In Part I, I develop simple models of the formation and stability of social hierarchies and compare their results to interaction data from animal societies and proxy data from human societies. The models are based on pairwise interactions between randomly-selected individuals that result in exchanges of societal "status." Following many interactions, a distribution of status forms, the shape of which ranges from egalitarian (many individuals with near average status) to very unequal (many low status individuals and a few high status individuals), depending on the model parameters. An Arrhenius relationship between a characteristic time controlling the evolution of the status distribution and the model parameters quantifies "long-lived" status distributions which appear to be stable in time, but in fact are not.

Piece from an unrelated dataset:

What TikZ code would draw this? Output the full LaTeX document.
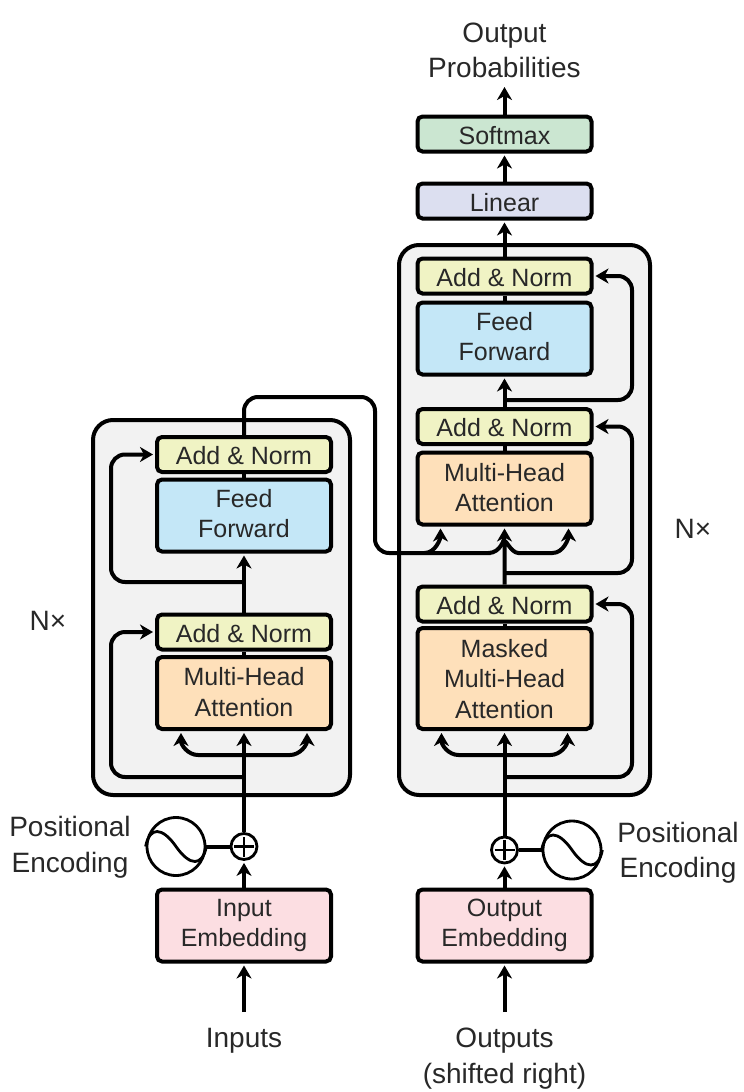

In Part II, I analyze citation networks of court decisions (judgments) in the areas of family, bankruptcy, and defamation law, using unique datasets covering all levels of the Canadian court hierarchy (trial, appellate, and Supreme Court of Canada). In each network, judgments are "nodes" and judges' citations of past decisions are directed "links" between nodes. Despite the legal differences between the three areas of law, many large-scale network properties are similar. However, one can use refined network tools (clustering methods) to draw out differences in the datasets and interpret them in relation to legal developments (landmark judgments and important legislation) in the specific areas of law. This leads to an in-depth examination of the influence of landmark judgments and statutory changes on the explosion in family litigation that occurred in Canada in the 1990s.